The efficiency of FADs comes with a significant ecological cost. Because floating objects attract virtually everything in the water column, fishing on a FAD means catching far more non-target species than fishing on a free-swimming school of tuna. Data from the Western and Central Pacific Fisheries Commission shows that drifting FADs accounted for the majority of shark and ray bycatch from 2008 onward, reaching over 55% of all shark bycatch by 2017. Billfish bycatch followed a similar pattern, with drifting FADs responsible for roughly 30% to 60% of billfish catch in most years after 2008.

The species most commonly caught as bycatch around FADs include juvenile bigeye tuna (a vulnerable species often too small to be the target), silky sharks, oceanic whitetip sharks, mahi-mahi, and various billfish. Sea turtles are also caught, though the data suggests unassociated sets (fishing on free schools) actually account for a higher proportion of turtle bycatch in most years.

Beyond bycatch, abandoned or lost drifting FADs create marine debris. Traditional designs using synthetic netting in their underwater structures can continue to entangle marine life long after they stop being tracked, a problem known as “ghost fishing.” Thousands of FADs wash ashore on reefs and coastlines each year, damaging coral and polluting beaches.

Limits on FAD Numbers

Regional fisheries management organizations have imposed caps on how many active FADs a single vessel can have in the water at once. In the eastern Pacific, rules finalized for 2025 set limits based on vessel size. The largest purse seiners (with well volumes of 1,200 cubic meters or more) can have no more than 340 active FADs at any one time. Mid-sized vessels are capped at 210, and the smallest at 50. Similar limits exist in the Indian Ocean and western Pacific under their respective management bodies.

These caps represent a significant shift. Before regulation, some industrial vessels were deploying and tracking well over a thousand FADs simultaneously. The limits aim to reduce the total number of FADs in the ocean and, by extension, the volume of bycatch and marine debris they generate.

The Shift Toward Biodegradable Designs

The biggest design change happening now involves materials. Regulations in the eastern Pacific already require all FADs to be “non-entangling,” meaning they cannot use netting materials in any part of their structure, surface or subsurface. This eliminates the ghost-fishing problem caused by traditional mesh designs.

Starting January 1, 2026, new rules will require that at least the surface or subsurface portion of every FAD deployed in the eastern Pacific be made from fully biodegradable materials. Approved options include plant-based materials like cotton, jute, manila hemp, bamboo, and natural rubber. By January 1, 2029, the requirements tighten further: the entire FAD, except for flotation components like plastic buoys or foam, must be biodegradable. Any non-biodegradable materials like nylon rope can only be used to reinforce the structure, not as a primary building material.

The biodegradability standards are specific.
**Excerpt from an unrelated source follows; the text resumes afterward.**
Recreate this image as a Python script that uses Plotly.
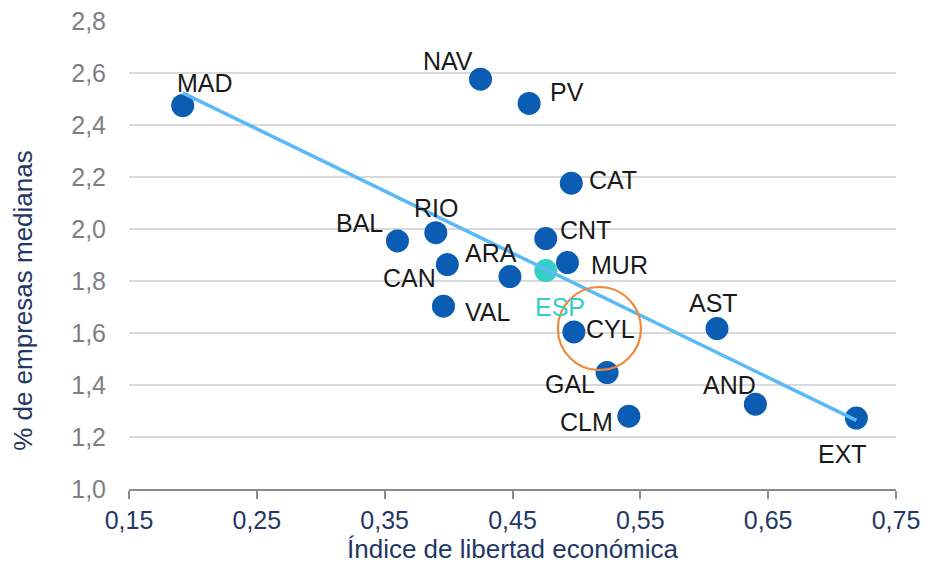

Materials must meet international testing standards (ASTM D6691, ASTM D7881, or TUV Austria certification) confirming they break down in marine environments without releasing heavy metals or microplastics. The goal is that a lost or abandoned FAD will eventually decompose rather than persisting as ocean debris for years.

Artisanal vs. Industrial Use

It is worth noting that FADs play very different roles depending on who uses them. For small-scale fishers in the Pacific Islands, the Caribbean, and Southeast Asia, anchored FADs near shore can be genuinely beneficial. They concentrate fish close to home, reducing fuel costs and time at sea for communities that depend on fishing for food security. A single well-placed anchored FAD can sustain a small fleet of handline fishers.

The environmental debate centers almost entirely on industrial-scale drifting FADs, where the combination of massive deployment numbers, satellite tracking, sonar-equipped buoys, and purse seine nets creates a fishing system so efficient it raises serious sustainability questions for tuna stocks and ocean ecosystems alike. The regulatory push toward fewer, biodegradable, non-entangling FADs is an attempt to preserve the tool’s usefulness while reducing the damage it causes at scale.